New metaphors for sustainability: teenaged sex, Tatiana's 'Weather Speech' and advice to the dude


Bill & Ted's Excellent Adventure.  Photo: Copyright 1989 Metro-Goldwyn-Mayer Studios Inc.


Solitaire Townsend, co-founder and director of Futerra, the sustainability communications agency, draws on sex, Shakespeare and the party spirit for three new metaphors for sustainability.

I’ve heard hundreds of definitions and metaphors for sustainability. For a decade my company Futerra has been communicating this precious, complicated, simple idea in communities, through brands and across continents. So I’ve picked three favourite metaphors which sandwich the sublime between two moments of the ridiculous.

The first is courtesy of my co-founder at Futerra the guru, professional comic and activist Ed Gillespie. This one comes with humour warning...

“Sustainability is like teenage sex. Everybody says they are doing it, but very few actually are. And those which are doing it – are doing it wrong.”

Ed loves opening conference speeches with that one.
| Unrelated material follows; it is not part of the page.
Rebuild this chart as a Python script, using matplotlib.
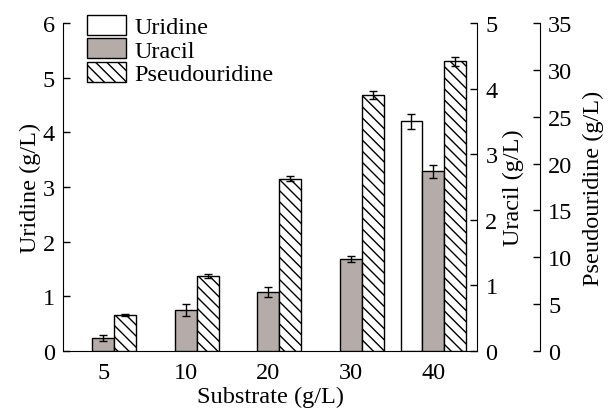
import numpy as np
import matplotlib
matplotlib.use("Agg")
import matplotlib.pyplot as plt

plt.rcParams['font.family'] = ['Liberation Serif', 'DejaVu Serif']
plt.rcParams['hatch.linewidth'] = 1.0

substrate = ['5', '10', '20', '30', '40']
uridine = [0, 0, 0, 0, 4.2]
uridine_err = [0, 0, 0, 0, 0.14]
uracil = [0.2, 0.63, 0.9, 1.4, 2.74]
uracil_err = [0.05, 0.09, 0.08, 0.05, 0.1]
pseudo = [3.85, 8.0, 18.4, 27.3, 30.9]
pseudo_err = [0.12, 0.22, 0.25, 0.4, 0.5]

gray = '#b5acaa'
w = 0.265
fs = 17.5
x = np.arange(len(substrate))

fig = plt.figure(figsize=(6.08, 4.10), dpi=100)
ax = fig.add_axes([0.1036, 0.1415, 0.681, 0.80])
ax2 = ax.twinx()
ax3 = ax.twinx()
ax3.spines['right'].set_position(('axes', 1.152))

eb = dict(ecolor='black', elinewidth=1, capsize=3, capthick=1)

mask = np.array(uridine) > 0
ax.bar(x[mask] - w, np.array(uridine)[mask], w, yerr=np.array(uridine_err)[mask],
       color='white', edgecolor='black', linewidth=1, error_kw=eb, label='Uridine')
b2 = ax2.bar(x, uracil, w, yerr=uracil_err, color=gray, edgecolor='black',
             linewidth=1, error_kw=eb, label='Uracil')
b3 = ax3.bar(x + w, pseudo, w, yerr=pseudo_err, color='white', edgecolor='black',
             hatch='\\\\\\', linewidth=1, error_kw=eb, label='Pseudouridine')

ax.set_xlim(-0.49, 4.53)
ax.set_ylim(0, 6)
ax2.set_ylim(0, 5)
ax3.set_ylim(0, 35)
ax.set_xticks(x)
ax.set_xticklabels(substrate)
ax.set_yticks(range(0, 7))
ax2.set_yticks(range(0, 6))
ax3.set_yticks(range(0, 36, 5))

for a in (ax, ax2, ax3):
    a.spines['top'].set_visible(False)
    a.tick_params(direction='in', length=5, width=1, labelsize=fs, pad=6)
ax.tick_params(axis='x', length=0, pad=8)
ax.spines['right'].set_visible(False)
ax3.spines['left'].set_visible(False)
ax3.spines['bottom'].set_visible(False)
ax2.spines['left'].set_visible(False)
ax2.spines['bottom'].set_visible(False)

ax.set_ylabel('Uridine (g/L)', fontsize=fs, labelpad=1)
ax2.set_ylabel('Uracil (g/L)', fontsize=fs, labelpad=4)
ax3.set_ylabel('Pseudouridine (g/L)', fontsize=fs, labelpad=7)
ax.set_xlabel('Substrate (g/L)', fontsize=fs, labelpad=2)

h1, l1 = ax.get_legend_handles_labels()
handles = h1 + [b2, b3]
labels = l1 + ['Uracil', 'Pseudouridine']
ax.legend(handles, labels, loc='upper left', bbox_to_anchor=(0.058, 1.025), frameon=False,
          fontsize=fs, handlelength=1.6, handleheight=0.9, labelspacing=0.0,
          handletextpad=0.35, borderaxespad=0, borderpad=0)

fig.savefig('out.png', dpi=100)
The second isn’t really a metaphor but rather a poetic description of climate change. It’s the famous ‘Weather Speech’ by Titania from Shakespeare’s A Midsummer Night’s Dream (Act 2, Scene1):

The winds, piping to us in vain,
As in revenge, have suck'd up from the sea
Contagious fogs; which falling in the land
Have every pelting river made so proud
That they have overborne their continents:
The ox hath therefore stretch'd his yoke in vain,
The ploughman lost his sweat, and the green corn
Hath rotted ere his youth attain'd a beard;
The fold stands empty in the drowned field,
And crows are fatted with the murrion flock;
The nine men's morris is fill'd up with mud,
And the quaint mazes in the wanton green
For lack of tread are undistinguishable:
The human mortals want their winter cheer;
No night is now with hymn or carol blest:
Therefore the moon, the governess of floods,
Pale in her anger, washes all the air,
That rheumatic diseases do abound:
And thorough this distemperature we see
The seasons alter: hoary-headed frosts
Far in the fresh lap of the crimson rose,
And on old Hiems' thin and icy crown
An odorous chaplet of sweet summer buds
Is, as in mockery, set: the spring, the summer,
The childing autumn, angry winter, change
Their wonted liveries, and the mazed world,
By their increase, now knows not which is which:
And this same progeny of evils comes
From our debate, from our dissension;
We are their parents and original.

That in the 1590’s Shakespeare wrote the most chilling description of climatic upheaval inspired Ed and I to shoot a short film of the speech. Called ‘The Season’s Alter’,  it stars a young Keira Knightly.

The final example is my most often used. When asked to define or explain sustainable development I don’t call upon the great Bard, but rather upon Bill S. Preston, Esquire and Ted Theodore Logan:

“Be excellent to each other, and party on dudes.”